Антонина Петровна стояла посреди кухни и смотрела на закрытую дверь зала. Оттуда доносился смех, весёлые голоса. Её голоса там не было. Как будто она вообще не существовала.

Она посмотрела на свои руки — худые, в венах, в старых пятнах. Эти руки растили Ирину, работали на трёх работах, чтобы дочери хватало на всё. Эти руки отдавали последнее.

И вот чем это обернулось.

Утром Антонина Петровна проснулась рано. В квартире стояла тишина — после вчерашнего все спали мёртвым сном. Она прошла в зал. На столе валялись объедки, пустые бутылки, грязные тарелки.
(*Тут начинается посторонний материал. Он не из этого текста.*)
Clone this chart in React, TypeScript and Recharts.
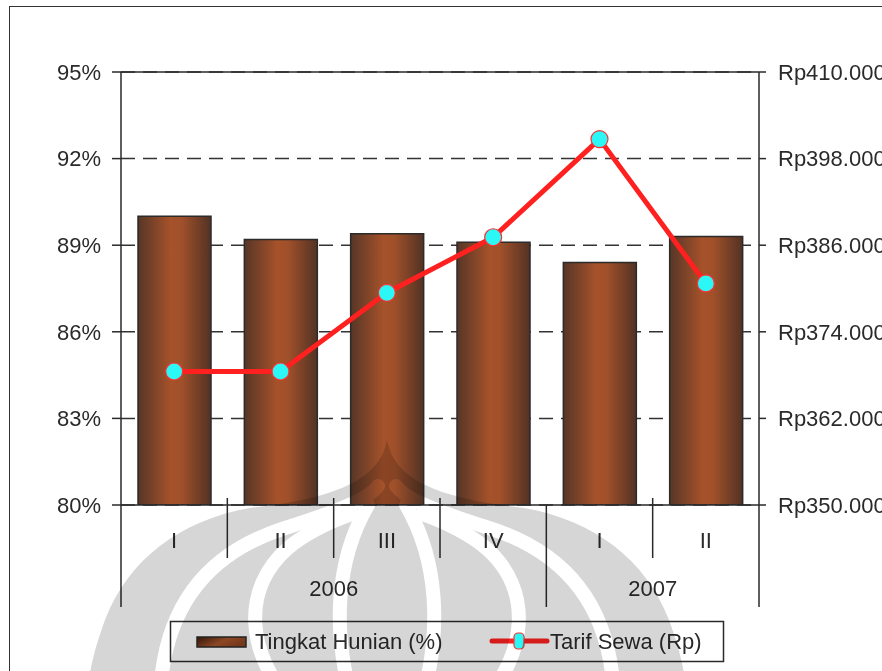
import React from "react";
import {
  ComposedChart,
  Bar,
  Line,
  XAxis,
  YAxis,
  CartesianGrid,
  ReferenceLine,
} from "recharts";

const KEYS = ["2006-I", "2006-II", "2006-III", "2006-IV", "2007-I", "2007-II"];
const QUARTERS = ["I", "II", "III", "IV", "I", "II"];
const YEARS = ["2006", "2006", "2006", "2006", "2007", "2007"];
const HUNIAN = [90.0, 89.2, 89.4, 89.1, 88.4, 89.3];
const TARIF = [368500, 368500, 379400, 387100, 400700, 380700];

const PCT_TICKS = [80, 83, 86, 89, 92, 95];
const RP_TICKS = [350000, 362000, 374000, 386000, 398000, 410000];

const W = 882;
const H = 671;
const PLOT_LEFT = 121;
const PLOT_RIGHT = 759;
const BAND = (PLOT_RIGHT - PLOT_LEFT) / KEYS.length;

const FONT = "'Liberation Sans', Arial, sans-serif";
const INK = "#2a2a2a";

const data = KEYS.map((key, i) => ({
  key,
  quarter: QUARTERS[i],
  year: YEARS[i],
  hunian: HUNIAN[i],
  tarif: TARIF[i],
}));

const rupiah = (v: number) => "Rp" + String(v).replace(/\B(?=(\d{3})+(?!\d))/g, ".");

// quarter labels, separators and the year row underneath
function QuarterTick(props: any) {
  const { x, y, payload } = props;
  const i = KEYS.indexOf(payload.value);
  const half = BAND / 2;
  const startsYear = i === 0 || YEARS[i] !== YEARS[i - 1];
  const yearCount = YEARS.filter((yr) => yr === YEARS[i]).length;
  const last = i === KEYS.length - 1;
  return (
    <g>
      {startsYear ? (
        <line x1={x - half} x2={x - half} y1={y} y2={y + 102} stroke={INK} strokeWidth={1.5} />
      ) : (
        <line x1={x - half} x2={x - half} y1={y - 7} y2={y + 53} stroke={INK} strokeWidth={1.5} />
      )}
      {last && <line x1={x + half} x2={x + half} y1={y} y2={y + 102} stroke={INK} strokeWidth={1.5} />}
      <text x={x} y={y + 35} dy="0.355em" textAnchor="middle" fill={INK} fontSize={22} fontFamily={FONT}>
        {QUARTERS[i]}
      </text>
      {startsYear && (
        <text
          x={x - half + yearCount * half}
          y={y + 83}
          dy="0.355em"
          textAnchor="middle"
          fill={INK}
          fontSize={22}
          fontFamily={FONT}
        >
          {YEARS[i]}
        </text>
      )}
    </g>
  );
}

function TarifDot(props: any) {
  const { cx, cy, index } = props;
  return <circle key={index} cx={cx} cy={cy} r={8.5} fill="#2cf7f7" stroke="#ff3030" strokeWidth={1.2} />;
}

// faint logo printed behind the figure, symmetric around x = 387
function Watermark() {
  return (
    <svg
      width={W}
      height={H}
      style={{ position: "absolute", left: 0, top: 0, mixBlendMode: "multiply", pointerEvents: "none" }}
    >
      <path
        d="M387,440 C380,478 340,498 250,508 C180,520 128,560 105,620 C96,645 90,665 86,700 L688,700 C684,665 678,645 669,620 C646,560 594,520 524,508 C434,498 394,478 387,440 Z"
        fill="#d6d6d6"
      />
      <g fill="none" stroke="#fff" strokeWidth={14} strokeLinecap="round">
        <path d="M160,700 C162,615 200,555 285,528 C335,512 368,500 378,486" />
        <path d="M614,700 C612,615 574,555 489,528 C439,512 406,500 396,486" />
        <path d="M290,700 C248,655 240,590 288,548 C310,530 335,520 352,514" />
        <path d="M484,700 C526,655 534,590 486,548 C464,530 439,520 422,514" />
        <path d="M352,700 C332,630 336,560 368,505" />
        <path d="M422,700 C442,630 438,560 406,505" />
      </g>
    </svg>
  );
}

function LegendBox() {
  return (
    <svg width={560} height={48} style={{ position: "absolute", left: 168, top: 619 }}>
      <defs>
        <linearGradient id="swatchShade" x1="0" y1="0" x2="1" y2="0.4">
          <stop offset="0" stopColor="#3a180a" />
          <stop offset="0.6" stopColor="#a8552a" />
          <stop offset="1" stopColor="#8c4220" />
        </linearGradient>
      </defs>
      <rect x={2.5} y={2.5} width={553} height={40} fill="none" stroke={INK} strokeWidth={1.5} />
      <rect x={29} y={18} width={49} height={10} fill="url(#swatchShade)" stroke={INK} strokeWidth={1.5} />
      <text x={87} y={22} dy="0.355em" fill={INK} fontSize={22} fontFamily={FONT}>
        Tingkat Hunian (%)
      </text>
      <line x1={324} x2={379} y1={22} y2={22} stroke="#ff2020" strokeWidth={5} strokeLinecap="round" />
      <rect x={346} y={14} width={10} height={16} rx={4} fill="#2cf7f7" stroke="#ff3030" strokeWidth={1.2} />
      <text x={382} y={22} dy="0.355em" fill={INK} fontSize={22} fontFamily={FONT}>
        Tarif Sewa (Rp)
      </text>
    </svg>
  );
}

export default function App() {
  return (
    <div
      style={{
        position: "absolute",
        left: 0,
        top: 0,
        width: W,
        height: H,
        overflow: "hidden",
        background: "#fff",
        fontFamily: FONT,
      }}
    >
      <div
        style={{
          position: "absolute",
          left: 8.5,
          top: 6,
          width: W,
          height: H,
          borderTop: "1.5px solid #333",
          borderLeft: "1.5px solid #333",
        }}
      />
      <ComposedChart
        width={W}
        height={H}
        data={data}
        margin={{ top: 72, right: 0, bottom: 56, left: 61 }}
        style={{ position: "absolute", left: 0, top: 0 }}
      >
        <defs>
          <linearGradient id="barShade" x1="0" y1="0" x2="1" y2="0">
            <stop offset="0" stopColor="#573627" />
            <stop offset="0.45" stopColor="#a6522a" />
            <stop offset="0.6" stopColor="#a0502a" />
            <stop offset="1" stopColor="#523224" />
          </linearGradient>
        </defs>
        <CartesianGrid
          yAxisId="pct"
          vertical={false}
          stroke="#333"
          strokeWidth={1.5}
          strokeDasharray="14 8"
        />
        <XAxis
          dataKey="key"
          height={110}
          axisLine={{ stroke: INK, strokeWidth: 1.5 }}
          tickLine={false}
          tickSize={0}
          tickMargin={0}
          interval={0}
          tick={<QuarterTick />}
        />
        <YAxis
          yAxisId="pct"
          width={60}
          domain={[80, 95]}
          ticks={PCT_TICKS}
          interval={0}
          allowDataOverflow
          tickFormatter={(v: number) => `${v}%`}
          axisLine={{ stroke: INK, strokeWidth: 1.5 }}
          tickLine={{ stroke: INK, strokeWidth: 1.5 }}
          tickSize={9}
          tickMargin={11}
          tick={{ fill: INK, fontSize: 22, fontFamily: FONT }}
        />
        <YAxis
          yAxisId="rp"
          orientation="right"
          width={123}
          domain={[350000, 410000]}
          ticks={RP_TICKS}
          interval={0}
          allowDataOverflow
          tickFormatter={rupiah}
          axisLine={{ stroke: INK, strokeWidth: 1.5 }}
          tickLine={{ stroke: INK, strokeWidth: 1.5 }}
          tickSize={7}
          tickMargin={12}
          tick={{ fill: INK, fontSize: 22, fontFamily: FONT, textAnchor: "start" }}
        />
        <ReferenceLine yAxisId="pct" y={95} stroke={INK} strokeWidth={1.5} />
        <Bar
          yAxisId="pct"
          dataKey="hunian"
          barSize={73}
          fill="url(#barShade)"
          stroke="#2b2b2b"
          strokeWidth={1.5}
          isAnimationActive={false}
        />
        <Line
          yAxisId="rp"
          dataKey="tarif"
          stroke="#ff2020"
          strokeWidth={5}
          strokeLinejoin="round"
          dot={TarifDot}
          activeDot={false}
          isAnimationActive={false}
        />
      </ComposedChart>
      <LegendBox />
      <Watermark />
    </div>
  );
}
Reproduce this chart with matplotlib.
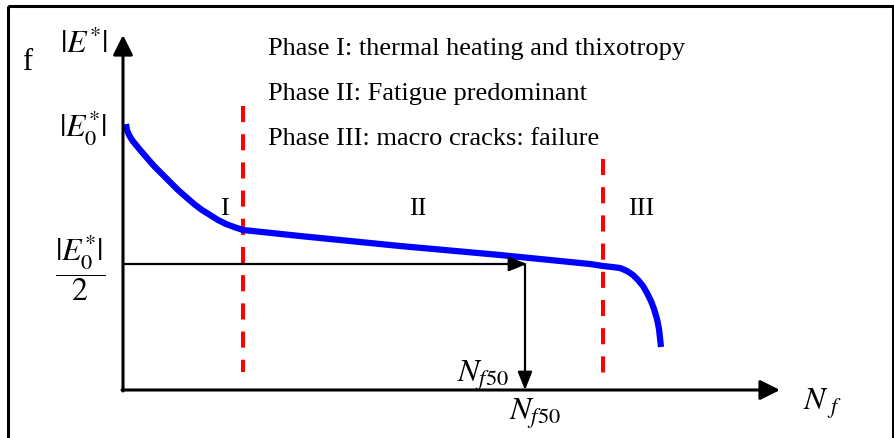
import numpy as np
import matplotlib.pyplot as plt
from matplotlib.patches import Rectangle

plt.rcParams['mathtext.fontset'] = 'stix'
plt.rcParams['font.family'] = ['Liberation Serif', 'DejaVu Serif']

# schematic drawn in pixel coordinates of the original picture
curve_x = [126, 127, 129, 132, 136, 141, 147, 154, 162, 170, 178, 186, 194, 202, 210, 218, 226, 234, 243,
           300, 400, 500, 590, 603, 612, 620, 627, 633, 638, 643, 647, 651, 654, 657, 659, 660, 661]
curve_y = [125, 131, 136, 141, 146, 152, 159, 167, 175, 183, 191, 198, 205, 211, 216, 221, 225, 228, 231,
           237, 247, 256, 265, 267, 268, 269, 272, 276, 281, 287, 294, 302, 310, 320, 330, 339, 348]

phase_x = [243, 603]
phase_top = [107, 160]
phase_bottom = [373, 378]
phase_labels = ['I', 'II', 'III']
phase_label_x = [224, 418, 641]
phase_notes = ['Phase I: thermal heating and thixotropy',
               'Phase II: Fatigue predominant',
               'Phase III: macro cracks: failure']

origin = (123, 391)
half_modulus_y = 265
nf50_x = 525

fig = plt.figure(figsize=(8.95, 4.39), dpi=100)
ax = fig.add_axes([0, 0, 1, 1])
ax.set_xlim(0, 895)
ax.set_ylim(439, 0)
ax.axis('off')

# frame
ax.add_patch(Rectangle((8, 7), 885, 450, fill=False, lw=2.2, ec='k'))

# axes with arrows
arrow = dict(arrowstyle='-|>,head_length=0.6,head_width=0.3', lw=2.2, color='k',
             mutation_scale=20, shrinkA=0, shrinkB=0)
ax.annotate('', xy=(origin[0], 36), xytext=(origin[0], origin[1] + 1), arrowprops=arrow)
ax.annotate('', xy=(780, origin[1]), xytext=(origin[0] - 1, origin[1]), arrowprops=arrow)

# half-modulus construction
thin = dict(arrowstyle='-|>,head_length=0.55,head_width=0.22', lw=1.6, color='k',
            mutation_scale=20, shrinkA=0, shrinkB=0)
ax.annotate('', xy=(nf50_x + 2, half_modulus_y), xytext=(origin[0], half_modulus_y), arrowprops=thin)
ax.annotate('', xy=(nf50_x, origin[1]), xytext=(nf50_x, half_modulus_y), arrowprops=thin)

# phase boundaries
for px, top, bot in zip(phase_x, phase_top, phase_bottom):
    ax.plot([px, px], [top, bot], color='red', lw=2.9, dashes=(4, 3))

# modulus curve
ax.plot(curve_x, curve_y, color='blue', lw=4.5, solid_capstyle='butt', solid_joinstyle='round')

# texts
for i, note in enumerate(phase_notes):
    ax.text(268, 55 + 45 * i, note, fontsize=19, va='baseline', ha='left')
for lab, lx in zip(phase_labels, phase_label_x):
    ax.text(lx, 215, lab, fontsize=19, va='baseline', ha='center')

ax.text(22, 70, 'f', fontsize=22, va='baseline')
ax.text(84, 45, r'$|E^{*}|$', fontsize=23, ha='center', va='center')
ax.text(83, 128, r'$|E_0^{*}|$', fontsize=23, ha='center', va='center')
ax.text(80, 268, r'$\dfrac{|E_0^{*}|}{2}$', fontsize=23, ha='center', va='center')
ax.text(483, 376, r'$N_{f50}$', fontsize=23, ha='center', va='center')
ax.text(535, 414, r'$N_{f50}$', fontsize=23, ha='center', va='center')
ax.text(822, 404, r'$N_{\ f}$', fontsize=23, ha='center', va='center')

fig.savefig('out.png', dpi=100)
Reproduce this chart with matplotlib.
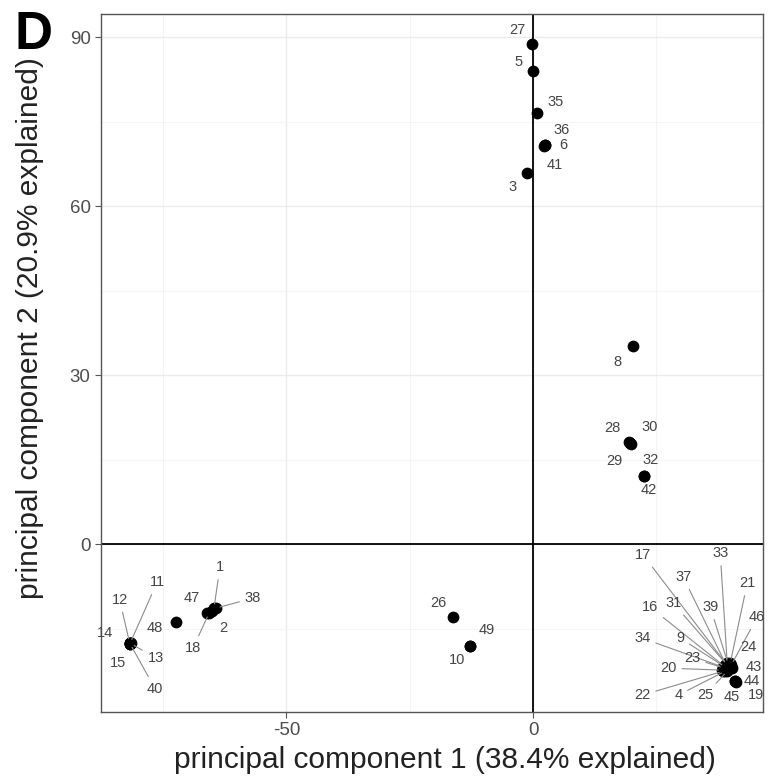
import matplotlib
matplotlib.use('Agg')
import matplotlib.pyplot as plt
import numpy as np

plt.rcParams['font.family'] = ['Liberation Sans', 'DejaVu Sans']
plt.rcParams['axes.unicode_minus'] = False

# sample ids and their PCA scores
samples = ['27', '5', '35', '36', '6', '41', '3',
           '8', '28', '30', '29', '32', '42',
           '17', '33', '37', '21', '16', '31', '39', '46', '34', '9', '24',
           '23', '20', '43', '22', '4', '25', '44', '45', '19',
           '11', '12', '14', '15', '13', '40',
           '48', '47', '1', '38', '2', '18',
           '26', '49', '10']
pc1 = [-0.2, 0.0, 0.8, 2.4, 2.4, 2.3, -1.2,
       20.3, 19.5, 19.9, 19.7, 22.5, 22.5,
       39.35, 39.35, 39.15, 39.96, 38.74, 39.15, 39.55, 40.16, 38.54, 38.95, 40.16,
       38.74, 38.34, 40.37, 38.54, 38.95, 39.35, 40.97, 40.97, 41.18,
       -81.7, -81.8, -81.7, -81.8, -81.6, -81.7,
       -72.4, -66.1, -64.7, -64.3, -65.1, -65.7,
       -16.2, -12.8, -12.8]
pc2 = [88.8, 84.0, 76.5, 70.8, 70.8, 70.6, 65.9,
       35.2, 18.2, 17.7, 17.9, 12.1, 12.1,
       -21.48, -21.13, -21.48, -21.13, -21.66, -21.30, -21.30, -21.48, -21.84, -21.84, -21.84,
       -22.01, -22.37, -22.01, -22.55, -22.55, -22.55, -24.32, -24.32, -24.50,
       -17.6, -17.5, -17.6, -17.7, -17.6, -17.7,
       -13.85, -12.25, -11.36, -11.36, -11.89, -12.25,
       -12.96, -18.11, -18.11]

# label offsets (pixels, like ggrepel placements)
lab_dx = [-15, -15, 19, 17, 18, 10, -15,
          -16, -17, 18, -16, 6, 5,
          -84, -7, -43, 17, -74, -53, -18, 26, -81, -45, 17,
          -32, -54, 21, -81, -47, -22, 17, -3, 20,
          27, -10, -25, -12, 25, 25,
          -21, -15, 6, 37, 11, -16,
          -15, 17, -13]
lab_dy = [14, 9, 11, 15, 0, -19, -14,
          -16, 14, 17, -18, 16, -14,
          110, 110, 88, 80, 59, 61, 57, 48, 29, 29, 20,
          10, 2, 1, -24, -24, -24, 0, -16, -13,
          61, 43, 10, -19, -15, -45,
          -6, 15, 41, 10, -17, -35,
          14, 16, -14]

x_ticks = [-50, 0]
y_ticks = [0, 30, 60, 90]


def main():
	fig = plt.figure(figsize=(7.7, 7.81), dpi=100)
	ax = fig.add_axes([101/770, 1-712/781, 662/770, 698/781])

	ax.set_xlim(-87.6, 46.6)
	ax.set_ylim(-29.8, 94.1)

	# theme_bw like grid
	ax.set_xticks(x_ticks)
	ax.set_yticks(y_ticks)
	ax.set_xticks([-75, -25, 25], minor=True)
	ax.set_yticks([-15, 15, 45, 75], minor=True)
	ax.grid(True, which='major', color='#ebebeb', lw=1.0)
	ax.grid(True, which='minor', color='#f3f3f3', lw=0.6)
	ax.set_axisbelow(True)
	for s in ax.spines.values():
		s.set_color('#555555')
		s.set_linewidth(1.0)
	ax.tick_params(which='major', length=4, color='#555555', labelsize=13.5, labelcolor='#4d4d4d')
	ax.tick_params(which='minor', length=0)

	ax.axhline(0, color='black', lw=1.3, zorder=1)
	ax.axvline(0, color='black', lw=1.3, zorder=1)

	ax.scatter(pc1, pc2, s=72, color='black', zorder=3, linewidths=0)

	for i in range(len(samples)):
		dx, dy = lab_dx[i], lab_dy[i]
		far = np.hypot(dx, dy) > 28
		ax.annotate(samples[i], (pc1[i], pc2[i]), xytext=(dx, dy),
		            textcoords='offset pixels', ha='center', va='center',
		            fontsize=10.5, color='#444444', zorder=4,
		            arrowprops=dict(arrowstyle='-', color='#8c8c8c', lw=0.8,
		                            shrinkA=2, shrinkB=3) if far else None)

	ax.set_xlabel('principal component 1 (38.4% explained)', fontsize=21.5, color='#222222')
	ax.set_ylabel('principal component 2 (20.9% explained)', fontsize=21.5, color='#222222')
	ax.xaxis.set_label_coords(0.52, -0.069)
	ax.xaxis.label.set_va('center')
	ax.yaxis.set_label_coords(-0.107, 0.55)
	ax.yaxis.label.set_va('center')

	fig.text(15/770, 1-10/781, 'D', fontsize=38, fontweight='bold', ha='left', va='top')

	fig.savefig('out.png', dpi=100)


if __name__ == '__main__':
	main()
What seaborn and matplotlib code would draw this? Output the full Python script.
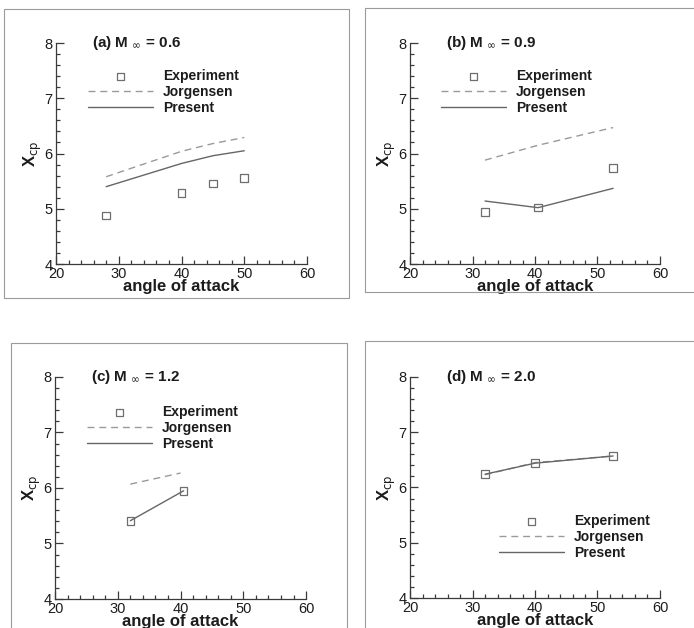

Она открыла свой старый сервант и достала документы на квартиру. Долго смотрела на них, потом аккуратно сложила и положила в сумку.

В восемь утра постучала в спальню дочери.

— Чего?! — сонно пробурчала Ирина.

— Вставайте. Нам надо поговорить.

— Мам, ты охренела?! Который час?!

— Вставайте, — спокойно повторила Антонина Петровна. — Или я сама начну собирать ваши вещи.

Через двадцать минут вся семья сидела на кухне. Серёжа хмуро смотрел в пол, Ирина нервно теребила халат, дети жались по углам.

— Слушайте меня внимательно, — Антонина Петровна положила на стол документы. — Это моя квартира. И я решила, что дальше так жить не буду.

— Мам, ты чего это?

— Молчи, — впервые за три года она повысила голос. — Три года я вас кормила. Отдавала последнее. Голодала. А вчера вы назвали меня нахлебницей. В моём доме.

— Да это Серёжа был пьяный...

— Заткнись, Ирина, — отрезала мать. — У вас три месяца. Найдёте жильё и съедете. Если через три месяца вы будете здесь — я продам квартиру и сниму себе однушку. А вы разбирайтесь сами.

— Мама! — Ирина вскочила. — Ты не можешь!

— Могу. И буду. — Антонина Петровна встала. — А пока вы здесь — никаких моих денег. Ни копейки. Живите на свои. Коммуналку — ваша половина, как вы хотели. Продукты — сами покупайте.

— Но мам...

— Всё. Разговор окончен.

Она прошла в свою комнату и закрыла дверь. Села на кровать, и только тогда руки задрожали. Но внутри впервые за долгое время было спокойно.

А вечером пришла Людмила Ивановна с кастрюлей борща:

— Тонь, держись. Правильно сделала.

Антонина Петровна улыбнулась. Впервые за три года — по-настоящему улыбнулась.

Они сидели на кухне, пили чай с пирожными, которые принесла соседка. А за стеной слышались приглушённые голоса — Ирина и Серёжа что-то обсуждали.

Пусть обсуждают. Это больше не её проблема.